We made good time on the road and managed to obtain tickets for the 4pm tour of
the Mesa Verde Cliff Palace. Having 3 hours to fill before taking the tour we
adjourned to the café in the visitor center where both of us had Navajo Tacos they
were delicious, from there we went to the museum and watched a 20 minute video
of how archeologists imagine Mesa Verde came to be, the peoples story, the
building methods and some thoughts on why it was abandoned, then we took a
quick look around the museum. The Spruce Tree Ruins are right beside the
Visitors center, but down a steep incline so as we were up at over 8000ft we
decided to “save our breath” for the Cliff Palace tour. For our tour we had a
ranger with a keen sense of humor which made the tour very enjoyable and
informative; we had to descend steps, hike along the side of the cliff, ascend
more steps and climb 3 different sets of ladders to get back to the top of the cliff
- that effort took a lot of people's breath away! That night we stayed at the
Tomahawk Motel in Cortez a really nice budget motel run by a German couple. The
following morning we are up good and early which for us is 8.30 am, we had
breakfast at the Ute Cafe (called after the local mountains) where we could not
finish the “Senior” breakfast (it must have been for Senior truck drivers!) We next
drove SW to the Four Corners where the States of Utah, Arizona, Colorado and
New Mexico meet; there’s a plaque marking the spot which we stood on, with one
leg in each state, Adele even crawled on it. Photos to come! We enjoyed the
whole experience.
From Four
Corners we continued into Arizona to drive south to Canyon de Chelly - which is
a mini Grand Canyon (only 900ft deep) with beautiful colored walls, working
ranches on the Canyon floor all with wonderful views of great rock formations.
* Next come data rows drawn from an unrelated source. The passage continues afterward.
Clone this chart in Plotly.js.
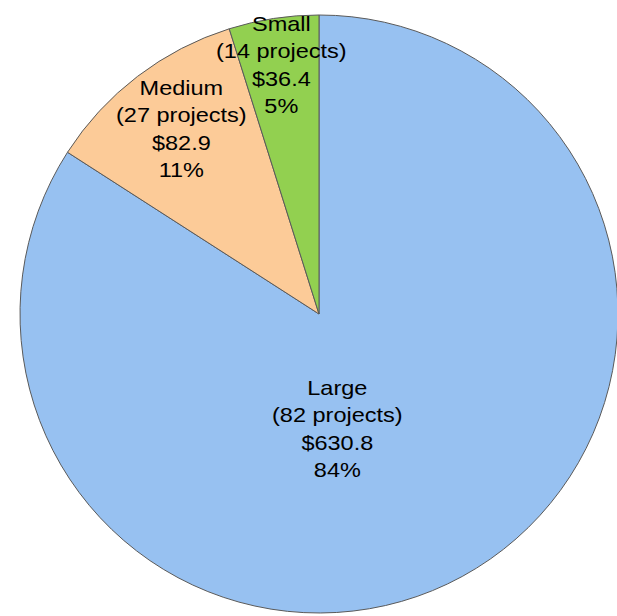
<!DOCTYPE html>
<html>
<head>
<meta charset="utf-8">
<script src="https://cdn.plot.ly/plotly-3.0.1.min.js"></script>
<style>
html,body{margin:0;padding:0;overflow:hidden;background:#fff;}
#chart{width:640px;height:616px;}
</style>
</head>
<body>
<div id="chart"></div>
<script>
const categories = ["Large", "Medium", "Small"];
const projectCounts = [82, 27, 14];
const amounts = [630.8, 82.9, 36.4];
const sliceColors = ["#97C1F1", "#FCCB98", "#92D050"];

const total = amounts.reduce((a, b) => a + b, 0);
const labelText = categories.map((c, i) =>
  c + "<br>(" + projectCounts[i] + " projects)<br>$" + amounts[i].toFixed(1) + "<br>" +
  Math.round(amounts[i] / total * 100) + "%");

const W = 640, H = 616;
const labelPos = [[337, 428], [181, 129], [281, 64]];

const trace = {
  type: "pie",
  labels: categories,
  values: amounts,
  sort: false,
  direction: "clockwise",
  rotation: 0,
  textinfo: "none",
  hoverinfo: "none",
  marker: {colors: sliceColors, line: {color: "#5a5a5a", width: 1}},
  domain: {x: [20 / W, 618 / W], y: [3 / H, 601 / H]},
  showlegend: false
};

const annotations = labelText.map((t, i) => ({
  text: t,
  xref: "paper", yref: "paper",
  x: labelPos[i][0] / W,
  y: 1 - labelPos[i][1] / H,
  xanchor: "center", yanchor: "middle",
  showarrow: false,
  align: "center",
  font: {family: "Liberation Sans, Arial, sans-serif", size: 21, color: "#000"}
}));

const layout = {
  width: W, height: H,
  margin: {l: 0, r: 0, t: 0, b: 0},
  paper_bgcolor: "#ffffff",
  annotations: annotations
};

Plotly.newPlot("chart", [trace], layout, {displayModeBar: false, staticPlot: true}).then(gd => {
  gd.querySelectorAll("text.annotation-text").forEach(t => {
    const bb = t.getBBox();
    const cx = bb.x + bb.width / 2;
    t.setAttribute("transform", "translate(" + cx + ",0) scale(1.12,1) translate(" + (-cx) + ",0)");
  });
});
</script>
</body>
</html>
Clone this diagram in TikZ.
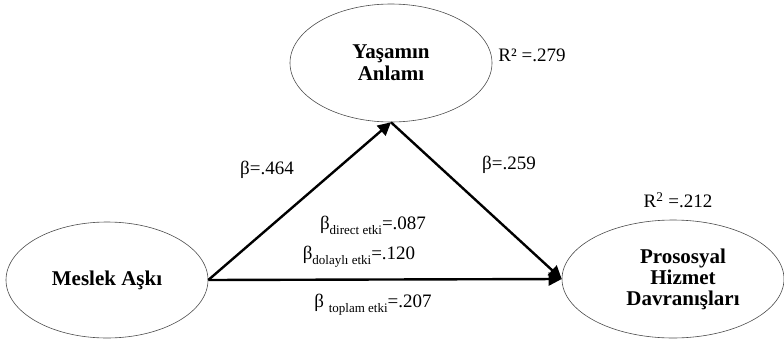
\documentclass[tikz,border=0pt]{standalone}
\usepackage{fontspec}
\setmainfont{Liberation Serif}
\usetikzlibrary{arrows.meta, shapes.geometric}

\tikzset{
  latent/.style={ellipse, draw=black!70, line width=0.6pt, inner sep=0pt,
    align=center, font=\fontsize{21}{23}\selectfont\bfseries},
  path/.style={-{Triangle[length=13pt, width=13pt]}, line width=2.4pt},
  coef/.style={font=\fontsize{19}{21}\selectfont}
}
\newcommand{\subtxt}[1]{\raisebox{-0.6ex}{\fontsize{13}{13}\selectfont #1}}

\begin{document}
\begin{tikzpicture}[x=1pt, y=-1pt]
  \useasboundingbox (0,0) rectangle (784,340);

  % Variables
  \node[latent, minimum width=202pt, minimum height=118pt] (yasam) at (391,63)
    {Yaşamın\\[-1pt]Anlamı};
  \node[latent, minimum width=202pt, minimum height=116pt] (meslek) at (107,280)
    {Meslek Aşkı};
  \node[latent, minimum width=222pt, minimum height=118pt] (prosos) at (673,279)
    {\hspace*{20pt}Prososyal\\[-2pt]\hspace*{20pt}Hizmet\\[-2pt]\hspace*{20pt}Davranışları};

  % Explained variance
  \node[coef] (r1) at (532,55) {R² =.279};
  \node[coef] (r2) at (678,200) {R$^{\mathrm{2}}$ =.212};

  % Paths
  \draw[path] (meslek.east) -- (yasam.south);
  \draw[path] (yasam.south) -- (prosos.west);
  \draw[path] (meslek.east) -- (prosos.west);

  % Coefficients
  \node[coef] (b1) at (267,170) {β=.464};
  \node[coef] (b2) at (509,165) {β=.259};
  \node[coef] (b3) at (373,225) {β\subtxt{direct etki}=.087};
  \node[coef] (b4) at (359,257) {β\subtxt{dolaylı etki}=.120};
  \node[coef] (b5) at (373,305) {β \subtxt{toplam etki}=.207};
\end{tikzpicture}
\end{document}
At the visitors center Adele got into a dialog with a gentleman called John - a
Navajo – who was building a traditional Hogan; which is a round house has one
door, a chimney and no windows. The Hogan is built wholly of cedar logs - no pegs,
dowels or nails - they had no metals. It is possible to take a guided horseback
ride down into the canyon; we reckoned that if we got up on a horse we might
not walk again for a few days; in fact we might not even be able to drive back
to the RV or not be capable of getting out of the car when we arrived back at
the RV, so we drove along the rim, getting out every so often to enjoy the
views.
We then
drove southeast to Window Rock which is one big hole in a rock! Window Rock is
the Capital of the Navajo Nation where they also have a lovely memorial tribute
to the WW 11 Navajo Code Talkers; as the Navajo language was not a written
language the Japanese could not break the code, places like Iwo Jima might
never have been captured except for the Code Talkers. It was not until a short
few years ago that their contribution to victory in 1945 was acknowledged; the
fear during the Cold War was that they might be needed again. In recent years
all Code Talkers were awarded the Congressional Silver Medal, sadly quite a number of
them were awarded posthumously.
What a great journey! Next day we just hung around and caught up with friends
and family.
For our
next trip we drove south from Gallup to the Pueblo of Zuni. Zuni is the Capital
of the Zuni tribe who have lived in the area over thousands of years. The pueblo
consists of adobe building only, not a trailer to be seen. Most natives walked to
wherever they were going as it was quicker, we understood why when having
turned off the main road we found ourselves going round in circles. There were
bee hive ovens outside every house and several had bread baking in them
sourdough or wheat are the choices. The visitor center had memorabilia from the
Spanish explorers both religious and armor. From Zuni we drove to El Morro (Spanish
for a bluff) which has a water hole which never runs dry; this was a stopping point
for the Native Peoples, Spanish Governors, Spanish and later Explorers many of
whom marked their passage with inscriptions on the wall of the bluff, the
earliest cannot be dated but many are from the late 1500’s. Our final stop was
at the Ice Cave and Bandera Volcano "The Land of Fire
and Ice" situated on the Continental Divide. The ice cave is
made from a hollow lava tube and it was cold in there, the temperature never rises
above 31F (0C) - the floor of the cave is ice 20ft deep. The Indian tribes were
known to use it as an ice box. The road we drove to and fro on was an old
trading route as far as Arizona; however lack of water beyond New Mexico
prevented explorers from travelling to California
Once again
we were literally on Route 66 which is where our RV Park was located in Gallup.
The town is known for many things; it’s Murals which tell the story of the
development of the town - first as a railroad town (which it still is), then Route
66 coming through the town and the many movies made around Gallup. Right on
Route 66 there’s a wonderful old hotel called El Rancho Hotel the lobby of
which is furnished in south western style with chairs made from the horns of
steers, Indians rugs, Pottery and a big fire place. Another feature is a mural
telling the story of the Spanish explorers who passed through the area. The
piece de resistance has to be the portrait gallery of movie starts all along
the balcony including Ronald Reagan. We watched a great show of Indian dancing on
the patio outside the Hotel at 5pm. We really enjoyed our visit to Gallup and
are delighted we decided to travel this way.
Oh! By the way - us pale faces were very much in the minority in the
areas we visited; we were, after all right in the middle of Indian Territory.